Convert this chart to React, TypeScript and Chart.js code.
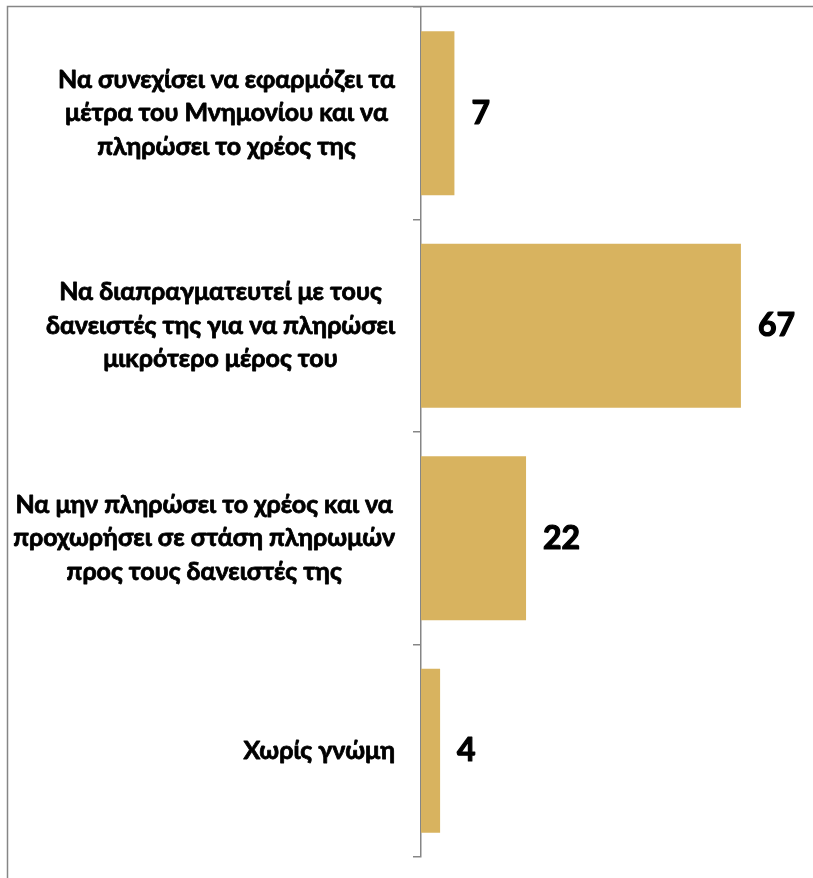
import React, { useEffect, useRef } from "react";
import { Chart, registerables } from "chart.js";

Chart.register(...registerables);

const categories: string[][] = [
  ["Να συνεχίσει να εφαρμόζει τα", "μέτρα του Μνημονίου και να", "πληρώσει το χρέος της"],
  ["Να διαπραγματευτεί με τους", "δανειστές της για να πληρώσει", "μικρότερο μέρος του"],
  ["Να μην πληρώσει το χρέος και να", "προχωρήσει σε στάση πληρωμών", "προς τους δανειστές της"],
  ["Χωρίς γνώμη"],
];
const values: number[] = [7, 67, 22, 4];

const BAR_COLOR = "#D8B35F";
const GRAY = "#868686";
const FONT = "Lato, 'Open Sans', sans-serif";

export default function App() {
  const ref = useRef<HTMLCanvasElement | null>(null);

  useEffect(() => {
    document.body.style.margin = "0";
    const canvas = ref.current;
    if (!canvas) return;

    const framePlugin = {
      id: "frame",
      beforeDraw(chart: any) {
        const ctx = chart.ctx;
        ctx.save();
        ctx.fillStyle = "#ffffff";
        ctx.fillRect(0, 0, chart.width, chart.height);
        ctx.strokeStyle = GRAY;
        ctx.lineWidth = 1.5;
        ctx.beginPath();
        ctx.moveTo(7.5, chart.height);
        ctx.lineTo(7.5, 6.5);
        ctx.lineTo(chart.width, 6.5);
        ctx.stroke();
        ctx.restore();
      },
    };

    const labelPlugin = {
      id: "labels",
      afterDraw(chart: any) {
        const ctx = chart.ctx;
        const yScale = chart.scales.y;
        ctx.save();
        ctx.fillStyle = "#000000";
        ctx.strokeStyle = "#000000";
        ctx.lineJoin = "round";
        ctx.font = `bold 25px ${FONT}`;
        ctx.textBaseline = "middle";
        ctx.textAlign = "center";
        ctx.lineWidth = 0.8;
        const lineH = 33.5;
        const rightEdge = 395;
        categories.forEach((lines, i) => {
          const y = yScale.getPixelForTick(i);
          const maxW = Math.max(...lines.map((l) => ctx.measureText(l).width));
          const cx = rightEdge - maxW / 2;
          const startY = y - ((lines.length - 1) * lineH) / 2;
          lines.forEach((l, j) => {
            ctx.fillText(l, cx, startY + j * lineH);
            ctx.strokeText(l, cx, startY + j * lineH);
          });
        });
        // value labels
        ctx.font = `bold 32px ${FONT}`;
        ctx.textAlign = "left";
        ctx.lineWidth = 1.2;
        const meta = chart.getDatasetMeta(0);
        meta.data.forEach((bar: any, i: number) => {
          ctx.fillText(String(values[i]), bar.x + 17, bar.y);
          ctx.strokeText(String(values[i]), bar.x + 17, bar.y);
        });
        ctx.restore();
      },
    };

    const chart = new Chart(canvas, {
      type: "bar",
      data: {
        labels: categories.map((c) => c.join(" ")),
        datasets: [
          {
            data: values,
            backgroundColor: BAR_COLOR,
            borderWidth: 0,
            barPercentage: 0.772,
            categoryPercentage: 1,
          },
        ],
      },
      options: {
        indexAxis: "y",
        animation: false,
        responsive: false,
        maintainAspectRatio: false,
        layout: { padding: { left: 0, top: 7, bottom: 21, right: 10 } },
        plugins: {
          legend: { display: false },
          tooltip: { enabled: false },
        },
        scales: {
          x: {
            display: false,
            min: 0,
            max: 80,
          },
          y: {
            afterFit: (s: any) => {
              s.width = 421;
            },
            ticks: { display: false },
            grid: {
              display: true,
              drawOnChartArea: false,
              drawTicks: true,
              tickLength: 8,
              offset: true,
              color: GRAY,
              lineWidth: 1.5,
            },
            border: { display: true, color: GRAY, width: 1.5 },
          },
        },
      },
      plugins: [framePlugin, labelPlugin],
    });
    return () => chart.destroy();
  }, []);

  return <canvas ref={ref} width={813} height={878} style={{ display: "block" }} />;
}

= = = = = = =

TO BE DONE: Omitting all pictures, restate exactly the lines of the material from its start through the line that contains "const values: number[] = [7, 67, 22, 4];".

WRITTEN REPLY:
Convert this chart to React, TypeScript and Chart.js code.
import React, { useEffect, useRef } from "react";
import { Chart, registerables } from "chart.js";

Chart.register(...registerables);

const categories: string[][] = [
  ["Να συνεχίσει να εφαρμόζει τα", "μέτρα του Μνημονίου και να", "πληρώσει το χρέος της"],
  ["Να διαπραγματευτεί με τους", "δανειστές της για να πληρώσει", "μικρότερο μέρος του"],
  ["Να μην πληρώσει το χρέος και να", "προχωρήσει σε στάση πληρωμών", "προς τους δανειστές της"],
  ["Χωρίς γνώμη"],
];
const values: number[] = [7, 67, 22, 4];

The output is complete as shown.